Altech enters into a joint venture with the German battery institute, Fraunhofer IKTS, to construct a 100MWH SAS batteries storage grid. (To Commercialise 100MWh Sodium Alumina Solid State Batteries) 

 

Sodium Alumina Solid State (SAS) battery is a game changer 

Altech’s announcement mentions many characteristics of the SAS batteries to make them superior to lithium-ion batteries, particularly for applications in grid storage facilities. 

SAS batteries use solid ceramics instead of flammable liquid electrolytes, which makes them fire and explosion-proof. SAS batteries can also operate efficiently at temperatures in a range of -20C to +60C as opposed to a range of +15C to +35C for lithium-ion batteries. 

 

Batteries with a much longer life span 

The replacement of liquid electrolytes with ceramics means no sodium deterioration in the SAS batteries with each charge and discharge, increasing the life span of SAS batteries beyond 15 years, significantly more than that of Lithium-ion batteries. 

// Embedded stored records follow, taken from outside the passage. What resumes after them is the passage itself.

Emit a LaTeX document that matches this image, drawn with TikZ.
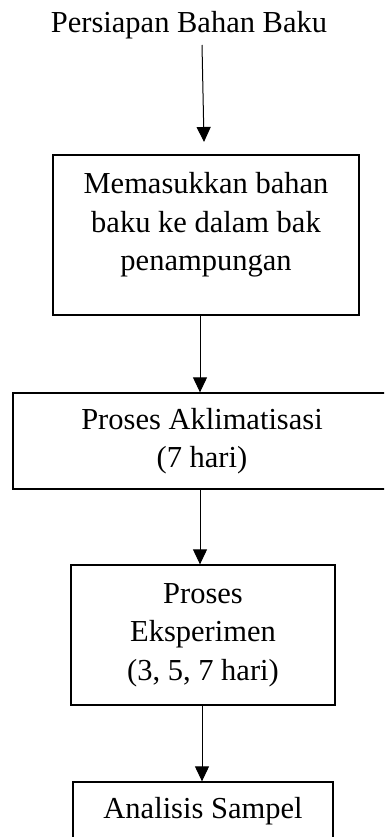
\documentclass[tikz,border=0pt]{standalone}
\usepackage{fontspec}
\setmainfont{Liberation Serif}
\usetikzlibrary{arrows.meta}

\tikzset{
  stepbox/.style={draw, line width=1.3pt, align=center, inner sep=0pt,
    font=\fontsize{30.5}{38.5}\selectfont},
  arr/.style={line width=1pt, -{Triangle[length=15pt,width=14pt]}}
}

\begin{document}
\begin{tikzpicture}[x=1pt, y=-1pt]
  \clip (0,0) rectangle (384,837);
  \useasboundingbox (0,0) rectangle (384,837);

  \node[font=\fontsize{30.5}{38.5}\selectfont] (start) at (189, 25) {Persiapan Bahan Baku};

  \node[stepbox, minimum width=306pt, minimum height=160pt, text depth=27pt] (box1) at (206, 235)
    {Memasukkan bahan\\baku ke dalam bak\\penampungan};
  \node[stepbox, minimum width=378pt, minimum height=96pt] (box2) at (202, 441)
    {Proses Aklimatisasi\\(7 hari)};
  \node[stepbox, minimum width=264pt, minimum height=140pt] (box3) at (203, 635)
    {Proses\\Eksperimen\\(3, 5, 7 hari)};
  \node[stepbox, minimum width=260pt, minimum height=58pt] (box4) at (203, 811)
    {Analisis Sampel};

  \coordinate (a0) at (202, 45);
  \coordinate (a1) at (204, 142);
  \draw[arr] (a0) -- (a1);

  \draw[arr] (box1.south -| 200,0) -- (box2.north -| 200,0);
  \draw[arr] (box2.south -| 200,0) -- (box3.north -| 200,0);
  \draw[arr] (box3.south -| 202,0) -- (box4.north -| 202,0);
\end{tikzpicture}
\end{document}
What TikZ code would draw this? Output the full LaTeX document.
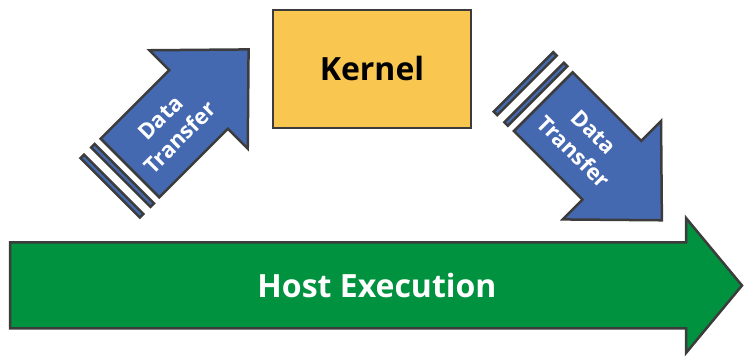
\documentclass[tikz,border=0pt]{standalone}
\usepackage{fontspec}
\setmainfont{Open Sans}
\definecolor{xferblue}{HTML}{4569B1}
\definecolor{hostgreen}{HTML}{00923F}
\definecolor{kernelyellow}{HTML}{F9C74F}
\definecolor{edgegray}{HTML}{3C3C3C}

\begin{document}
\begin{tikzpicture}[x=1pt,y=1pt,
    outl/.style={draw=edgegray, line width=2.5pt, line join=miter},
    xfertext/.style={text=white, font=\bfseries\fontsize{22}{28}\selectfont, align=center}]
    \useasboundingbox (0,0) rectangle (744,356);

    \draw[outl, fill=hostgreen] (10,27.5)--(686,27.5)--(686,3)--(742,70.5)--(686,138)--(686,113.5)--(10,113.5)--cycle;
    \node[text=white, font=\bfseries\fontsize{32}{38}\selectfont] (host) at (377,70.5) {Host Execution};

    \node[outl, fill=kernelyellow, minimum width=198, minimum height=118, inner sep=0,
        font=\bfseries\fontsize{32}{38}\selectfont] (kernel) at (372,287) {Kernel};

    \begin{scope}[shift={(130,188)}, rotate=45]
        \draw[outl, fill=xferblue] (0,-41.5)--(97,-41.5)--(97,-69.5)--(167.7,0)--(97,69.5)--(97,41.5)--(0,41.5)--cycle;
        \draw[outl, fill=xferblue] (-13,-42) rectangle (-8,42);
        \draw[outl, fill=xferblue] (-28,-42) rectangle (-23,42);
        \node[xfertext, rotate=45] (xferin) at (57,0) {Data\\Transfer};
    \end{scope}

    \begin{scope}[shift={(543.3,254.3)}, rotate=-45]
        \draw[outl, fill=xferblue] (0,-41.5)--(97,-41.5)--(97,-69.5)--(167.7,0)--(97,69.5)--(97,41.5)--(0,41.5)--cycle;
        \draw[outl, fill=xferblue] (-13,-42) rectangle (-8,42);
        \draw[outl, fill=xferblue] (-28,-42) rectangle (-23,42);
        \node[xfertext, rotate=-45] (xferout) at (57,0) {Data\\Transfer};
    \end{scope}
\end{tikzpicture}
\end{document}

SAS batteries use sodium ions from common table salt instead of lithium and the cathode is built of common salt (sodium chloride) and nickel. There’s also no need for cobalt, graphite and copper for these batteries, making them 10-50% cheaper than lithium-ion batteries to produce, by Altech’s estimate. 

However, due to the lower power density and higher weight of SAS batteries, they are better alternatives for grid power storage, but not for applications such as vehicle batteries. 

 

Producing high-purity alumina from its own kaolin deposit 

Prior to Altech’s JV announcement, the company was known mainly for its HPA production capabilities. HPA has many applications in different industries, such as in the production of scratch-resistant glass or high-strength ceramic tools. 

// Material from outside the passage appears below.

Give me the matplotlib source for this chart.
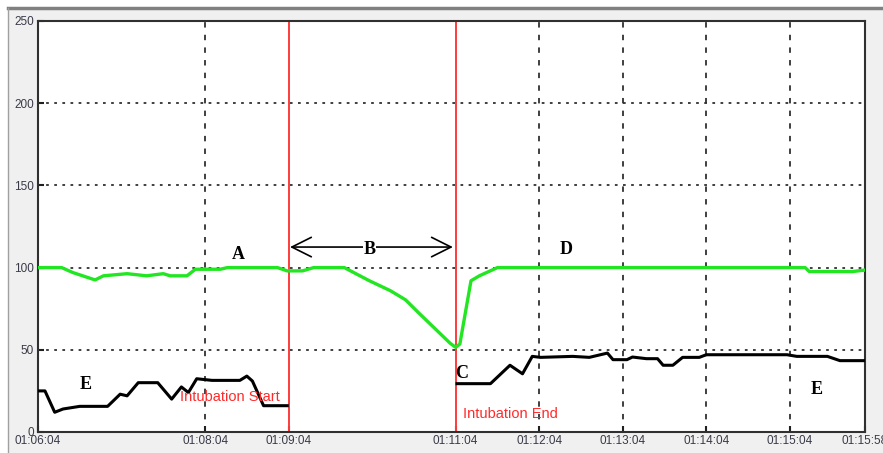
import matplotlib
matplotlib.use("Agg")
import matplotlib.pyplot as plt
from matplotlib import font_manager
from matplotlib.patches import Rectangle

# seconds after 01:06:04
green_t = [0, 17, 25, 41, 47, 64, 78, 90, 95, 107, 113, 131, 136, 172, 179, 190, 198,
           220, 238, 253, 264, 274, 285, 296, 300, 303, 311, 317, 330, 551, 554, 585, 594]
green_v = [100, 100, 97, 92.5, 95, 96.3, 95, 96.3, 95, 95, 99, 99, 100, 100, 98, 98, 100,
           100, 92, 86, 80.4, 72, 63, 54, 51.5, 53.5, 92, 95, 100, 100, 97.6, 97.6, 98.5]

black1_t = [0, 5, 12, 18, 30, 50, 59, 64, 72, 86, 96, 103, 108, 114, 125, 145, 150, 154, 162, 179]
black1_v = [25, 25, 12, 14, 15.6, 15.6, 23, 22, 30, 30, 20, 27.4, 24, 32.4, 31.4, 31.4, 34, 31, 16, 16]

black2_t = [301, 325, 339, 348, 355, 361, 384, 396, 409, 413, 423, 427, 437, 445, 449, 456,
            463, 475, 480, 538, 545, 567, 576, 594]
black2_v = [29.4, 29.4, 40.6, 35.4, 46, 45.4, 46, 45.4, 48, 44, 44, 45.6, 44.6, 44.6, 40.6, 40.6,
            45.4, 45.4, 47, 47, 46, 46, 43.4, 43.4]

tick_pos = [0, 120, 180, 300, 360, 420, 480, 540, 594]
tick_labels = ["01:06:04", "01:08:04", "01:09:04", "01:11:04", "01:12:04",
               "01:13:04", "01:14:04", "01:15:04", "01:15:58"]
grid_x = [120, 360, 420, 480, 540]
intubation_start = 180
intubation_end = 300
y_ticks = [0, 50, 100, 150, 200, 250]

names = {f.name for f in font_manager.fontManager.ttflist}
tick_font = "Liberation Sans Narrow" if "Liberation Sans Narrow" in names else "Liberation Sans"
tick_size = 10 if tick_font == "Liberation Sans Narrow" else 8.5

fig = plt.figure(figsize=(8.83, 4.53), dpi=100)
fig.patch.set_facecolor("white")
# grey window panel behind the plot
fig.patches.append(Rectangle((8 / 883, 0), 1, (453 - 8) / 453, transform=fig.transFigure,
                             facecolor="#f0f0f0", edgecolor="none", zorder=-10))
fig.lines.append(plt.Line2D([8 / 883, 1], [1 - 8 / 453] * 2, transform=fig.transFigure,
                            color="#808080", linewidth=2.5))
fig.lines.append(plt.Line2D([8 / 883] * 2, [0, 1 - 8 / 453], transform=fig.transFigure,
                            color="#a0a0a0", linewidth=1))

ax = fig.add_axes([38 / 883, 21 / 453, (865 - 38) / 883, (432 - 21) / 453])
ax.set_facecolor("white")
ax.set_xlim(0, 594)
ax.set_ylim(0, 250)

for y in y_ticks[1:-1]:
    ax.axhline(y, color="#303030", linestyle=(0, (1.5, 3)), linewidth=1.3, zorder=1)
for x in grid_x:
    ax.axvline(x, color="#303030", linestyle=(0, (3, 4)), linewidth=1.3, zorder=1)
ax.axvline(intubation_start, color="#ff3b3b", linewidth=1.4, zorder=2)
ax.axvline(intubation_end, color="#ff3b3b", linewidth=1.4, zorder=2)

ax.plot(green_t, green_v, color="#22e622", linewidth=2.4, zorder=3)
ax.plot(black1_t, black1_v, color="black", linewidth=2.2, zorder=3)
ax.plot(black2_t, black2_v, color="black", linewidth=2.2, zorder=3)

ax.set_xticks(tick_pos)
ax.set_xticklabels(tick_labels)
ax.set_yticks(y_ticks)
ax.tick_params(direction="in", length=4, width=1.5, color="#202020",
               labelsize=tick_size, labelcolor="#3a3a48")
ax.tick_params(axis="x", pad=2)
ax.tick_params(axis="y", pad=3)
for lab in ax.get_xticklabels() + ax.get_yticklabels():
    lab.set_family(tick_font)
for s in ax.spines.values():
    s.set_color("#303030")
    s.set_linewidth(1.5)

serif = dict(family="Liberation Serif", fontweight="bold", fontsize=13, color="black",
             ha="center", va="center", zorder=4)
ax.text(143.6, 108, "A", **serif)
ax.text(238, 111, "B", bbox=dict(facecolor="white", edgecolor="none", pad=0.5), **serif)
ax.text(304, 35.8, "C", **serif)
ax.text(379, 111, "D", **serif)
ax.text(34, 29, "E", **serif)
ax.text(559, 26, "E", **serif)
ax.annotate("", xy=(181, 112.5), xytext=(298, 112.5),
            arrowprops=dict(arrowstyle="<->,head_length=1.4,head_width=0.7", color="black",
                            linewidth=1.2, shrinkA=0, shrinkB=0), zorder=3)

ax.text(102, 21.4, "Intubation Start", color="#ff2a2a", fontsize=10.5,
        family="Liberation Sans", ha="left", va="center", zorder=4)
ax.text(305, 11, "Intubation End", color="#ff2a2a", fontsize=10.5,
        family="Liberation Sans", ha="left", va="center", zorder=4)

fig.savefig("out.png", dpi=100)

But HPA’s application to produce separator coating in lithium-ion batteries was what got the market excited. Altech’s in-house research showed that incorporating high-capacity HPA-coated silicon and graphite increased lithium-ion batteries’ energy capacity by 30% with improved battery life. 

 

A processing plant in Malaysia 

Altech is constructing a 4,500tpa HPA processing plant in Johor, Malaysia and has completed stages 1 and 2 of the project. Feedstock for the plant will be sourced from the company’s 100%-owned kaolin deposit at Mechering, WA and shipped to Malaysia. Altech mentions a pre-tax NPV of US$505m for this project at a discount rate of 7.5% (which strikes us as a bit low in the current interest rate environment) and plans to finance it by issuing green bonds and finding joint-venture partners. 

The company’s latest update on its WA’s kaolin deposit reported an inferred resource of 125 million tons of kaolin with a 250year mine life. Currently, the deposit provides the entire feedstock required for the HPA plant, but Altech has mentioned that it would consider divesting the kaolin project should it receive an attractive offer. With other cumbersome projects on its hands, it shouldn’t come as a surprise to see it reducing some of the load to focus on the projects with a higher priority.  

 

How to play Altech’s stock? 

Altech’s share price broke the downtrend after its JV announcement and is now pulling back to the broken trendline, which should now act as support. It should then continue to rise alongside the short-term uptrend trendline (the green line on the chart). 

As such we think prices near the uptrend (below 8 cents) are attractive for a target price of the latest high at 13 cents to be reached in the next several months. 

  

Stop loss at 6 cents 

A confirmed break below 6 cents would mean that the JV announcement has completely lost its impact on the share price and that the uptrend has been broken. This would indicate significant bearish sentiment on the stock that can open the way down to lower share prices.